Type: New Feature
Affects Version/s: 0.6.0
Fix Version/s: None
This is a proposal for livy cluster support, it is designed to be a light solution for livy cluster which can compatible with non-cluster livy and different HA level.
Server ID: integer configured by livy.server.id, with default value 0 which is standalone mode. Lagest server id is 213, reason described below.
Session ID: session ID is generated as 3 digit server ID and 7 digit auto-increment integer. As the biggest integer is 2,147,483,647, so largest server ID is 213 and each server can have 9,999,999 sessions. Limitation here is each cluster can have most 213 instance which I think is enough. For standalone mode, as server id is 0, so works the same.
Zookeeper: as zookeeper is required by config livy.server.zookeeper.quorum
Server Registration: each server should register themself to zookeeper path /livy/server/
Leader: one of livy server is elected as leader of cluster on zookeeper path /livy/leader/
Coordination between servers: servers don't talk with earch other directly, server just detect which livy server the session lives on, and send http 307 redirect to the correct livy server. For example, if server A receive a request http://serverA:8999/sessions/1010000001, server A know session is on server B, then it send a 307 redirect to http://serverB:8999/sessions/1010000001.
Session HA: consider server failure case, user should be able to decide if want to keep sessions on failure server.

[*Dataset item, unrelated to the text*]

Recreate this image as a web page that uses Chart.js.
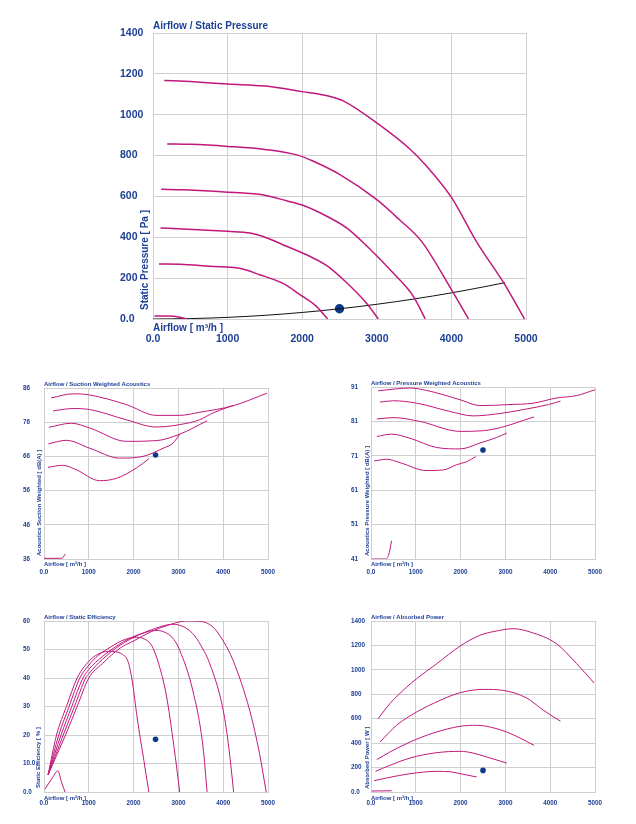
<!DOCTYPE html>
<html>
<head>
<meta charset="utf-8">
<title>Fan performance curves</title>
<script src="https://cdn.jsdelivr.net/npm/chart.js@4.4.0/dist/chart.umd.min.js"></script>
<style>
  body { margin: 0; background: #fff; }
  #page { position: relative; width: 636px; height: 824px; overflow: hidden; }
  canvas { position: absolute; }
</style>
</head>
<body>
<div id="page">
  <canvas id="pressureChart" width="636" height="360" style="left:0;top:0"></canvas>
  <canvas id="suctionChart" width="318" height="210" style="left:0;top:370px"></canvas>
  <canvas id="pressAcChart" width="318" height="210" style="left:318px;top:370px"></canvas>
  <canvas id="effChart" width="318" height="224" style="left:0;top:600px"></canvas>
  <canvas id="powerChart" width="318" height="224" style="left:318px;top:600px"></canvas>
</div>
<script>
// x axis ticks shared by every chart (airflow m³/h)
const airflowTicks = [0, 1000, 2000, 3000, 4000, 5000];

// Airflow / Static Pressure  [airflow, Pa]
const staticP1 = [[150,1168],[500,1162],[1000,1150],[1500,1140],[2000,1113],[2350,1092],[2550,1068],[3000,960],[3450,830],[3650,755],[4000,595],[4350,370],[4700,178],[4980,0]];
const staticP2 = [[190,857],[500,855],[1000,845],[1500,830],[1950,801],[2150,772],[2500,708],[3000,584],[3300,487],[3600,380],[4000,144],[4230,0]];
const staticP3 = [[110,635],[400,633],[950,622],[1450,609],[1800,578],[2000,558],[2330,503],[2600,445],[2870,356],[3220,225],[3490,111],[3650,0]];
const staticP4 = [[100,445],[400,441],[1000,429],[1300,421],[1520,398],[1790,356],[2100,307],[2330,261],[2600,176],[2860,78],[3020,0]];
const staticP5 = [[80,269],[360,268],[760,258],[1160,248],[1430,217],[1750,173],[1970,119],[2190,62],[2340,0]];
const staticP6 = [[20,15],[220,15],[360,9],[460,0]];
const systemCurve = [[0,0],[500,2],[1000,8],[1500,18],[2000,32],[2500,50],[3000,72],[3500,98],[4000,128],[4500,162],[4720,178]];
const staticPoint = [2500, 50];
const staticTicks = [0, 200, 400, 600, 800, 1000, 1200, 1400];

// Airflow / Suction Weighted Acoustics  [airflow, dB(A)]
const suction1 = [[160,83.1],[650,84.3],[1000,84.0],[1850,81.1],[2500,78.0],[3030,78.0],[3470,78.9],[4220,80.8],[4980,84.5]];
const suction2 = [[200,79.3],[650,80.0],[1020,79.7],[1840,76.7],[2500,74.6],[3030,75.3],[3470,76.7],[3770,78.7],[4220,80.9]];
const suction3 = [[110,74.5],[610,75.7],[1020,74.3],[1840,70.4],[2500,70.6],[3030,72.5],[3640,76.4]];
const suction4 = [[100,69.7],[500,70.7],[1020,68.4],[1690,65.5],[2210,66.0],[2660,68.4],[2880,69.9],[3030,72.5]];
const suction5 = [[90,62.8],[420,63.4],[720,62.1],[1240,58.9],[1620,59.6],[2060,62.6],[2340,65.3]];
const suction6 = [[0,36.2],[390,36.2],[480,37.5]];
const suctionPoint = [2490, 66.4];
const suctionTicks = [36, 46, 56, 66, 76, 86];

// Airflow / Pressure Weighted Acoustics  [airflow, dB(A)]
const pressAc1 = [[160,89.9],[870,90.7],[1240,90.0],[1990,87.3],[2430,85.6],[3100,85.9],[3620,86.3],[4140,87.8],[4590,88.5],[5000,90.2]];
const pressAc2 = [[200,86.6],[500,87.0],[1020,86.3],[1760,83.9],[2280,82.6],[2880,83.3],[3470,84.6],[3960,85.9],[4230,86.9]];
const pressAc3 = [[130,81.7],[500,82.1],[1090,81.0],[1990,78.1],[2510,78.3],[3030,79.7],[3400,81.3],[3640,82.3]];
const pressAc4 = [[130,76.6],[460,77.3],[870,76.1],[1470,73.4],[1990,73.0],[2430,74.7],[2800,76.3],[3030,77.6]];
const pressAc5 = [[70,69.5],[350,70.0],[650,69.0],[1240,66.7],[1620,66.9],[1910,68.4],[2140,69.3],[2340,70.8]];
const pressAc6 = [[15,41],[310,41],[390,42],[460,46.3]];
const pressAcPoint = [2500, 72.7];
const pressAcTicks = [41, 51, 61, 71, 81, 91];

// Airflow / Static Efficiency  [airflow, %]
const eff1 = [[90,6],[280,20],[500,30],[740,40],[900,44],[1100,47.3],[1300,49],[1450,49.4],[1600,49.2],[1750,48.3],[1870,46],[1970,39],[2080,26],[2230,11],[2340,0]];
const eff2 = [[90,6],[330,20],[560,30],[800,40],[1000,44.5],[1200,47.8],[1500,51],[1800,53.5],[2060,54.3],[2250,53.6],[2400,51.5],[2550,45.5],[2730,34],[2900,16],[3030,0]];
const eff3 = [[90,6],[380,20],[620,30],[870,40],[1000,43],[1300,47.5],[1600,51],[1900,53.8],[2200,55.7],[2500,56.7],[2730,55.8],[2900,53.5],[3030,49.7],[3320,35.7],[3550,15.8],[3640,0]];
const eff4 = [[90,6],[430,20],[680,30],[930,40],[1000,41.5],[1300,46.5],[1700,51.5],[2100,55],[2500,57.5],[2850,58.8],[3030,58.5],[3320,55.6],[3500,51.5],[3700,45],[4000,28.7],[4130,15],[4233,0]];
const eff5 = [[90,6],[480,20],[740,30],[1000,40],[1300,45],[1700,50.5],[2000,53],[2400,56.3],[2800,58.7],[3180,60],[3470,59.9],[3770,57.9],[4000,53],[4220,46.2],[4590,28.7],[4810,13.5],[4960,0]];
const eff6 = [[20,1],[170,4.5],[310,7.4],[390,3.5],[470,0]];
const effPoint = [2490, 18.5];
const effTicks = [0, 10, 20, 30, 40, 50, 60];

// Airflow / Absorbed Power  [airflow, W]
const power1 = [[160,600],[420,723],[800,860],[1020,928],[1470,1051],[1990,1195],[2430,1283],[2800,1318],[3180,1337],[3550,1310],[4140,1214],[4590,1051],[4980,892]];
const power2 = [[200,409],[570,546],[1020,655],[1540,750],[1990,813],[2510,840],[2950,832],[3470,770],[3850,669],[4230,579]];
const power3 = [[130,265],[420,327],[870,409],[1390,483],[1990,538],[2360,546],[2660,532],[3030,491],[3400,428],[3640,382]];
const power4 = [[100,169],[420,218],[870,278],[1470,322],[1990,333],[2280,319],[2580,287],[3030,237]];
const power5 = [[70,93],[350,115],[870,150],[1470,169],[1760,166],[1990,150],[2360,123]];
const power6 = [[15,8],[460,10]];
const powerPoint = [2500, 177];
const powerTicks = [0, 200, 400, 600, 800, 1000, 1200, 1400];

const CURVE = '#c0187c';
const DOT = '#0b3a8c';
const TEXT = '#1c3f94';
const GRID = '#cfcfcf';
const FONT = '"Liberation Sans", Arial, sans-serif';

// titles / axis names are drawn next to the plot area like the original
const textPlugin = {
  id: 'chartText',
  afterDraw(chart, args, o) {
    const ctx = chart.ctx;
    const a = chart.chartArea;
    ctx.save();
    ctx.fillStyle = TEXT;
    ctx.font = 'bold ' + o.size + 'px ' + FONT;
    ctx.textAlign = 'left';
    ctx.textBaseline = 'alphabetic';
    ctx.fillText(o.title, a.left, a.top - o.titleGap);
    ctx.textBaseline = 'middle';
    ctx.fillText('Airflow [ m³/h ]', a.left, a.bottom + o.xGap);
    ctx.translate(a.left - o.yGap, a.bottom - o.yStart);
    ctx.rotate(-Math.PI / 2);
    ctx.fillText(o.yTitle, 0, 0);
    ctx.restore();
  }
};

function toXY(curve) {
  return curve.map(p => ({ x: p[0], y: p[1] }));
}

function fmtTick(v) {
  if (v === 0) return '0.0';
  return String(v);
}

function makeChart(id, o) {
  const datasets = o.curves.map(c => ({
    data: toXY(c),
    showLine: true,
    borderColor: CURVE,
    borderWidth: o.lineWidth,
    pointRadius: 0,
    cubicInterpolationMode: 'monotone',
    fill: false
  }));
  if (o.system) {
    datasets.push({
      data: toXY(o.system),
      showLine: true,
      borderColor: '#111',
      borderWidth: 1,
      pointRadius: 0,
      cubicInterpolationMode: 'monotone'
    });
  }
  datasets.push({
    data: toXY([o.point]),
    showLine: false,
    pointRadius: o.dot,
    pointBackgroundColor: DOT,
    pointBorderColor: DOT,
    pointBorderWidth: 0
  });

  const tickFont = { family: FONT, size: o.tickSize, weight: 'bold' };

  return new Chart(document.getElementById(id), {
    type: 'scatter',
    data: { datasets: datasets },
    options: {
      responsive: false,
      animation: false,
      layout: { padding: { left: o.padLeft, right: o.padRight, top: o.padTop, bottom: 0 } },
      plugins: {
        legend: { display: false },
        tooltip: { enabled: false },
        chartText: o.text
      },
      scales: {
        x: {
          type: 'linear',
          min: airflowTicks[0],
          max: airflowTicks[airflowTicks.length - 1],
          afterBuildTicks: s => { s.ticks = airflowTicks.map(v => ({ value: v })); },
          afterFit: s => { s.height = o.xHeight; },
          ticks: { padding: o.xTickPad, font: tickFont, color: TEXT, maxRotation: 0, autoSkip: false, callback: fmtTick },
          grid: { color: GRID, drawTicks: false },
          border: { color: GRID }
        },
        y: {
          type: 'linear',
          min: o.yTicks[0],
          max: o.yTicks[o.yTicks.length - 1],
          afterBuildTicks: s => { s.ticks = o.yTicks.map(v => ({ value: v })); },
          afterFit: s => { s.width = o.yWidth; },
          ticks: { crossAlign: 'far', font: tickFont, color: TEXT, autoSkip: false, callback: o.yFmt || fmtTick },
          grid: { color: GRID, drawTicks: false },
          border: { color: GRID }
        }
      }
    },
    plugins: [textPlugin]
  });
}

// big chart on top
makeChart('pressureChart', {
  curves: [staticP1, staticP2, staticP3, staticP4, staticP5, staticP6],
  system: systemCurve,
  point: staticPoint,
  yTicks: staticTicks,
  lineWidth: 1.5, dot: 4.7, tickSize: 10.5,
  padLeft: 120, yWidth: 33, padRight: 110, padTop: 33, xHeight: 41, xTickPad: 14,
  text: { title: 'Airflow / Static Pressure', yTitle: 'Static Pressure [ Pa ]', size: 10, titleGap: 4, xGap: 9, yGap: 8, yStart: 9 }
});

// the four small ones
const small = { lineWidth: 1, dot: 2.8, tickSize: 6.3 };

makeChart('suctionChart', Object.assign({}, small, {
  curves: [suction1, suction2, suction3, suction4, suction5, suction6],
  point: suctionPoint,
  yTicks: suctionTicks,
  padLeft: 23, yWidth: 21, padRight: 50, padTop: 18, xHeight: 21, xTickPad: 9,
  text: { title: 'Airflow / Suction Weighted Acoustics', yTitle: 'Acoustics Suction Weighted [ dB(A) ]', size: 6, titleGap: 2, xGap: 5, yGap: 4.5, yStart: 3 }
}));

makeChart('pressAcChart', Object.assign({}, small, {
  curves: [pressAc1, pressAc2, pressAc3, pressAc4, pressAc5, pressAc6],
  point: pressAcPoint,
  yTicks: pressAcTicks,
  padLeft: 33, yWidth: 20, padRight: 41, padTop: 17, xHeight: 21, xTickPad: 9,
  text: { title: 'Airflow / Pressure Weighted Acoustics', yTitle: 'Acoustics Pressure Weighted [ dB(A) ]', size: 6, titleGap: 2, xGap: 5, yGap: 4, yStart: 3 }
}));

makeChart('effChart', Object.assign({}, small, {
  curves: [eff1, eff2, eff3, eff4, eff5, eff6],
  point: effPoint,
  yTicks: effTicks,
  yFmt: v => (v === 0 ? '0.0' : v === 10 ? '10.0' : String(v)),
  padLeft: 23, yWidth: 21, padRight: 50, padTop: 21, xHeight: 32, xTickPad: 7,
  text: { title: 'Airflow / Static Efficiency', yTitle: 'Static Efficiency [ % ]', size: 6, titleGap: 2, xGap: 6, yGap: 6, yStart: 4 }
}));

makeChart('powerChart', Object.assign({}, small, {
  curves: [power1, power2, power3, power4, power5, power6],
  point: powerPoint,
  yTicks: powerTicks,
  padLeft: 33, yWidth: 20, padRight: 41, padTop: 21, xHeight: 32, xTickPad: 7,
  text: { title: 'Airflow / Absorbed Power', yTitle: 'Absorbed Power [ W ]', size: 6, titleGap: 2, xGap: 6, yGap: 3.5, yStart: 3 }
}));
</script>
</body>
</html>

This lead to two different mode:
Non session HA mode:
With this mode, session lost when sever failed(but it can still work with session-store, recover session when server get well)
request redirect: Sever detect session's correct server just by get the first 3 digit of session id.
Session HA mode:
With this mode, session information will be persistent to ZK store(reuse current session-store code), and recover in another server when server failed.
session registration: all sessions are registered to zk path /livy/session/type/
request redirect: each server detect correct server of session by read zk and then send 307 redirect, server may cache session-server pair for a while
server failure: cluster leader should detect server failure, reassign session on failure server to other servers, other server should recover session by read session information in ZK
server notification: server need to send msg to other server, for example leader send command to ask server to recover session. all such msgs are sent through zk, in path /livy/notification/
Thrift Server: Thrift session has thrift session ID, thrift session can be restored with same session ID, however current hive-jdbc doesn't support restore session. So for thrift server, just register server to ZK to implement same server discovery as hive have. Later when hive-jdbc support restore session, thrift server can use exisitng livy cluster solution to adapt hive-jdbc.